- Short problem -
Your copy should hold exactly the lines from the one containing "Rebuild this chart" to the one containing "linestyle=ls, linewidth=1.8, label=lab, clip_on=False)", inclusive, with no pictures.

# # # # #

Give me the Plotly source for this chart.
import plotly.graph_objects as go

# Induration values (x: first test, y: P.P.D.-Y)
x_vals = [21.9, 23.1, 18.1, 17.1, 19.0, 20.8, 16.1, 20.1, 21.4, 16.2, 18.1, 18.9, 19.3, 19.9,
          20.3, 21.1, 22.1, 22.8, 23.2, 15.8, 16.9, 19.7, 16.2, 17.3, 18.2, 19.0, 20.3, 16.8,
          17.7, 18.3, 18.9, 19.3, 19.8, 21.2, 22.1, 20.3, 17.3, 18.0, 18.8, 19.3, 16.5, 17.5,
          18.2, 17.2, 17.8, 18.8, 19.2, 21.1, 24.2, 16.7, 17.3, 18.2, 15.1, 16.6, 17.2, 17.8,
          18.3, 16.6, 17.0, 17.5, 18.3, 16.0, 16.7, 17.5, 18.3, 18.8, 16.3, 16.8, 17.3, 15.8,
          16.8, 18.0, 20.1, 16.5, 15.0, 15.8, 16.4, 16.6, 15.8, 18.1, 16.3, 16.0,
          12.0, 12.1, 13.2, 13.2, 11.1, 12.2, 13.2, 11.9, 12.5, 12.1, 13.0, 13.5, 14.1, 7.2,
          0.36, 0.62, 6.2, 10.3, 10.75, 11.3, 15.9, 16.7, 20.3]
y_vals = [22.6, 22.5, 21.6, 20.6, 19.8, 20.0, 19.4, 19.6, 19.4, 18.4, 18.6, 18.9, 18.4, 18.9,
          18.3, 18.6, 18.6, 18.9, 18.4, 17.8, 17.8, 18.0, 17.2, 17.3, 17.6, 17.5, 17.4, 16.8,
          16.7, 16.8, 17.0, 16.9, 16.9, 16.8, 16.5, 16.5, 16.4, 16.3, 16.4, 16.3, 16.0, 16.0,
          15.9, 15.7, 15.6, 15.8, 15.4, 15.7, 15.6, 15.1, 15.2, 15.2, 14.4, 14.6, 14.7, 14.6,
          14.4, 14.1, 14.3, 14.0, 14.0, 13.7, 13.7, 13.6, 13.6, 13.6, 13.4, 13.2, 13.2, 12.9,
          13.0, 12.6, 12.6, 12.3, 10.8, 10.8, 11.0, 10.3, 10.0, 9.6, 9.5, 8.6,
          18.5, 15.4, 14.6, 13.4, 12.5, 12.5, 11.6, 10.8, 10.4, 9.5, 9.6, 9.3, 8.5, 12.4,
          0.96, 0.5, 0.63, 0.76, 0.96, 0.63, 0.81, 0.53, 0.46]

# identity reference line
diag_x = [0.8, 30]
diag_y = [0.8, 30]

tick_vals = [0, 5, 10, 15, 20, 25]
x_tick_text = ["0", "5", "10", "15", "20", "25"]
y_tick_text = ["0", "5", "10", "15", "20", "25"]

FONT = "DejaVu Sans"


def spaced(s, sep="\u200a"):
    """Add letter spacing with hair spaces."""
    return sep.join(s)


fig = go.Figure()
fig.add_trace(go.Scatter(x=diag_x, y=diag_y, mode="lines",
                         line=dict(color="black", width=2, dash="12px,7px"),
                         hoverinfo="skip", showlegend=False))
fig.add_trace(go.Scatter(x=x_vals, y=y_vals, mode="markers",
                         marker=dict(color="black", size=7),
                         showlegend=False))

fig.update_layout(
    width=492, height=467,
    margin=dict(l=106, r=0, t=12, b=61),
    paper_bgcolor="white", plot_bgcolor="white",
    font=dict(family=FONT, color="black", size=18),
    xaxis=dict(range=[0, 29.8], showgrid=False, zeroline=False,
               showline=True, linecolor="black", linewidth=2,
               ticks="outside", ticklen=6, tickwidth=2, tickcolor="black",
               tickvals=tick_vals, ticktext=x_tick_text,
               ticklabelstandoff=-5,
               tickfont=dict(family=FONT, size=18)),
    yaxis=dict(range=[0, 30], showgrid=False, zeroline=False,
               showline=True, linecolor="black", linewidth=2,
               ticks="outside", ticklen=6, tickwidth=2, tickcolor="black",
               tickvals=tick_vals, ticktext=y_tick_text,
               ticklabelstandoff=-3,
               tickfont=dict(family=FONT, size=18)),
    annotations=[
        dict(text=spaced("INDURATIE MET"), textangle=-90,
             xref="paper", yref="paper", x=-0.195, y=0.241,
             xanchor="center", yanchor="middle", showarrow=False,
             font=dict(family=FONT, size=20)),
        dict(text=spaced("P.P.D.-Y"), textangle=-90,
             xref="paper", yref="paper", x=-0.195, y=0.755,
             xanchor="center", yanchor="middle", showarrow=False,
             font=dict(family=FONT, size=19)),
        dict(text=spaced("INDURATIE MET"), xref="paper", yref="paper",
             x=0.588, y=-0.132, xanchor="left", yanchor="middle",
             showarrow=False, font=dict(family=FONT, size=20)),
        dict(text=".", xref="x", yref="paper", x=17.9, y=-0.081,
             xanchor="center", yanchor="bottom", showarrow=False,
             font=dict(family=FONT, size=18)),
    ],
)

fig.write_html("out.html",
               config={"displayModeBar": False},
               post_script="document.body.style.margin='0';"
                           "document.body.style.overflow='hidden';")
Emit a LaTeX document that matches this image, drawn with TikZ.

# # # # #

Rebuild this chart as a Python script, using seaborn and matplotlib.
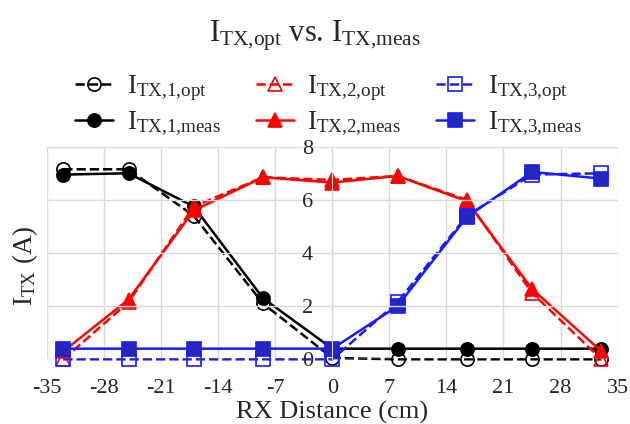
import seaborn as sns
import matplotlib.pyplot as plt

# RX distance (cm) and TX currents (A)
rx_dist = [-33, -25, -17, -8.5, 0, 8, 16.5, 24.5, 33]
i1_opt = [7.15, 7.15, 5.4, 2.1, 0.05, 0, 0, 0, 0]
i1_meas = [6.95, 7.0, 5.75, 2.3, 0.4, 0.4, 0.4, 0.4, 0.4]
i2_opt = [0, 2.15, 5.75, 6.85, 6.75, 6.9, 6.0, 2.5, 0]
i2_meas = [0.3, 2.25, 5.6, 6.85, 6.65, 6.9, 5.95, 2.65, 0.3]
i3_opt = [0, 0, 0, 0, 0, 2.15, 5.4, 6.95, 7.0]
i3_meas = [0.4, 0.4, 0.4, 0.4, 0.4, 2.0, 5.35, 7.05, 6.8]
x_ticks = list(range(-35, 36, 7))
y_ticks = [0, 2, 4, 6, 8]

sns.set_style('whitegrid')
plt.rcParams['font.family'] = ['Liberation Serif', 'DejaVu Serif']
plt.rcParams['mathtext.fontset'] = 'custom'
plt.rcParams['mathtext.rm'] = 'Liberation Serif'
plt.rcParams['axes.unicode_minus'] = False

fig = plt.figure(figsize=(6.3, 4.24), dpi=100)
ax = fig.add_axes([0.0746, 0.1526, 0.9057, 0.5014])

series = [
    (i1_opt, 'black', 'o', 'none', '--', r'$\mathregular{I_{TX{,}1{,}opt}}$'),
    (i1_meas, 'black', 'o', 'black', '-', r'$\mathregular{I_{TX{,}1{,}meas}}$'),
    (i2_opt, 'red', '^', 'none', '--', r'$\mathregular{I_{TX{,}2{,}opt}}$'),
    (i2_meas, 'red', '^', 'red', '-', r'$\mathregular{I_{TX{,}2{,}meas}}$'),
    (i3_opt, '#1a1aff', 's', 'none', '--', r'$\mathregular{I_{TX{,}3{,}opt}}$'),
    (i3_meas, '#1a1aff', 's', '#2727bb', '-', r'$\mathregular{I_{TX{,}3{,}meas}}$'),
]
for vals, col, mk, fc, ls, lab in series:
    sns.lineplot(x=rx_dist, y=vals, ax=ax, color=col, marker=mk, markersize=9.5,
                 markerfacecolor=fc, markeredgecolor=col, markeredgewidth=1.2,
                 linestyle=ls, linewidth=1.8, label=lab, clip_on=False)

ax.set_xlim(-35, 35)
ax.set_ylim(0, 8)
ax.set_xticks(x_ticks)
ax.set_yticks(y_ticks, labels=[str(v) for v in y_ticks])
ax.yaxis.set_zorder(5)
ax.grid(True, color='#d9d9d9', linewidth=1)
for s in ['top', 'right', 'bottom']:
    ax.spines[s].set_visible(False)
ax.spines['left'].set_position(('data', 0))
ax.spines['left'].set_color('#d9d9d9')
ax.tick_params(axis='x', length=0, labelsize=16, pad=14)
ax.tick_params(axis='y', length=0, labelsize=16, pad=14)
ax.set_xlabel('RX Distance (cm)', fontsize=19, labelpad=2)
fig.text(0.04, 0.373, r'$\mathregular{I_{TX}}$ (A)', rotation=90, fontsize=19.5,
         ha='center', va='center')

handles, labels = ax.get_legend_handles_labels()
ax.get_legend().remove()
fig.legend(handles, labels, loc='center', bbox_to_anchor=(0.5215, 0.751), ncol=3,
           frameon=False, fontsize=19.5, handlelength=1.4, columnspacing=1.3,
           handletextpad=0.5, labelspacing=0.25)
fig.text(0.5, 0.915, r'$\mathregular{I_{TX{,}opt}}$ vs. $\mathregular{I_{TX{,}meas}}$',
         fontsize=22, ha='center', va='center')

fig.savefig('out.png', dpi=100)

# # # # #

- Result of the task -
Rebuild this chart as a Python script, using seaborn and matplotlib.
import seaborn as sns
import matplotlib.pyplot as plt

# RX distance (cm) and TX currents (A)
rx_dist = [-33, -25, -17, -8.5, 0, 8, 16.5, 24.5, 33]
i1_opt = [7.15, 7.15, 5.4, 2.1, 0.05, 0, 0, 0, 0]
i1_meas = [6.95, 7.0, 5.75, 2.3, 0.4, 0.4, 0.4, 0.4, 0.4]
i2_opt = [0, 2.15, 5.75, 6.85, 6.75, 6.9, 6.0, 2.5, 0]
i2_meas = [0.3, 2.25, 5.6, 6.85, 6.65, 6.9, 5.95, 2.65, 0.3]
i3_opt = [0, 0, 0, 0, 0, 2.15, 5.4, 6.95, 7.0]
i3_meas = [0.4, 0.4, 0.4, 0.4, 0.4, 2.0, 5.35, 7.05, 6.8]
x_ticks = list(range(-35, 36, 7))
y_ticks = [0, 2, 4, 6, 8]

sns.set_style('whitegrid')
plt.rcParams['font.family'] = ['Liberation Serif', 'DejaVu Serif']
plt.rcParams['mathtext.fontset'] = 'custom'
plt.rcParams['mathtext.rm'] = 'Liberation Serif'
plt.rcParams['axes.unicode_minus'] = False

fig = plt.figure(figsize=(6.3, 4.24), dpi=100)
ax = fig.add_axes([0.0746, 0.1526, 0.9057, 0.5014])

series = [
    (i1_opt, 'black', 'o', 'none', '--', r'$\mathregular{I_{TX{,}1{,}opt}}$'),
    (i1_meas, 'black', 'o', 'black', '-', r'$\mathregular{I_{TX{,}1{,}meas}}$'),
    (i2_opt, 'red', '^', 'none', '--', r'$\mathregular{I_{TX{,}2{,}opt}}$'),
    (i2_meas, 'red', '^', 'red', '-', r'$\mathregular{I_{TX{,}2{,}meas}}$'),
    (i3_opt, '#1a1aff', 's', 'none', '--', r'$\mathregular{I_{TX{,}3{,}opt}}$'),
    (i3_meas, '#1a1aff', 's', '#2727bb', '-', r'$\mathregular{I_{TX{,}3{,}meas}}$'),
]
for vals, col, mk, fc, ls, lab in series:
    sns.lineplot(x=rx_dist, y=vals, ax=ax, color=col, marker=mk, markersize=9.5,
                 markerfacecolor=fc, markeredgecolor=col, markeredgewidth=1.2,
                 linestyle=ls, linewidth=1.8, label=lab, clip_on=False)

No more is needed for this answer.